IBD Patients Are Taking Steroids for Too Long

Article

Prolonged steroid treatment may put inflammatory bowel disease patients at greater risk for steroid-associated adverse events.

A study in BMC Pharmacology & Toxicology suggests that measures in place to limit systemic steroid use for patients with inflammatory bowel disease (IBD) are not as effective as they need to be. The study authors suggest a 2-part model to examine drug utilization patterns that would separately consider factors associated with initiation and duration of therapy.

Systemic steroids do not maintain disease remission for IBD patients; they are only appropriate to the induction of remission of symptoms. In addition, earlier research and real-world clinical practice has shown that many steroid-associated adverse events are duration dependent.

“Approximately 10% of all reported drug adverse events in the US are associated with systemic steroids according to Healthcare Cost and Utilization Project (HCUP) analyses,” the study authors note. “Such complications are particularly costly in older patients who are at greater baseline risk.”

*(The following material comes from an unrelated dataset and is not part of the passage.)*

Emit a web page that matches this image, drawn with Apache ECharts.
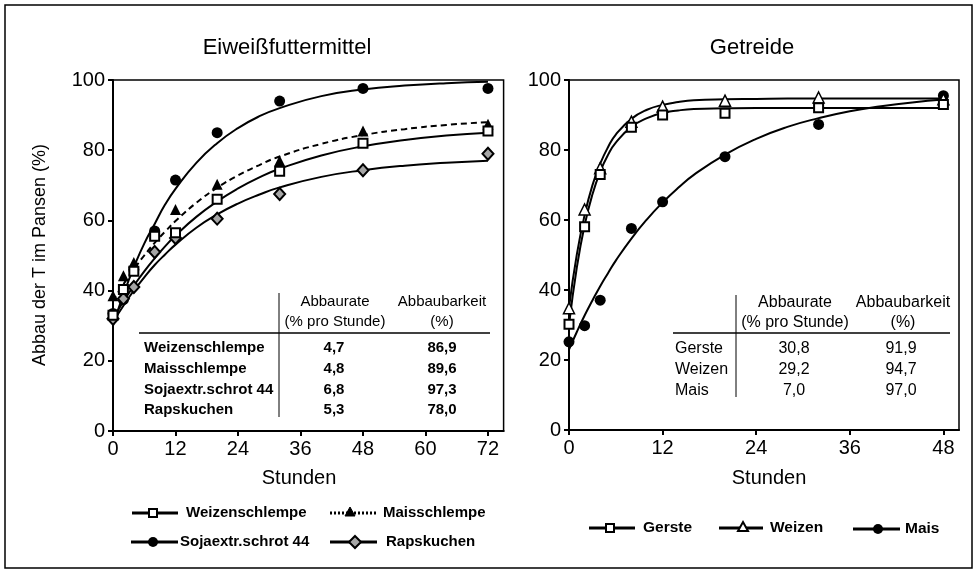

IBD-specific quality measures adopted by the Center for Medicare and Medicaid Services (CMS) adopted IBD-specific quality measures that call for the use of steroid-sparing maintenance regimens. But the current study, which looked at a national Medicare sample from 2006 to 2009, found that the guidelines are not being strictly adhered to.

Among the 1216 IBD patients without baseline steroid use, 21% used systemic steroids. Odds of receiving systemic steroids were greater in those younger, rural, and those receiving other agents. Available patient characteristics failed to predict longer steroid treatment duration.

“Almost half of the patients in our study received systemic steroids which is greater than expected given that guidelines advocate systemic steroids be reserved for induction therapy and caution against numerous steroid-associated adverse events,” the researchers observed.

The findings suggest “significant” gaps and conflict with the treatment guidelines, including prolonged steroid treatment courses that potentially put patients at greater risk for the steroid-associated adverse events, including hypothalamus pituitary adrenal axis suppression, osteoporotic fractures, coronary artery disease, lipodystrophy, cataracts and potentially serious infections.

“Our results indicate the importance of separately considering drug initiation and length of treatment in identifying determinants of use,” the authors concluded. “Two-part hurdle models are underutilized for examining duration of therapy in the medical literature but proved to be useful in our consideration of steroid therapy predictors. These models may have wider application to other medication utilization studies in the future.”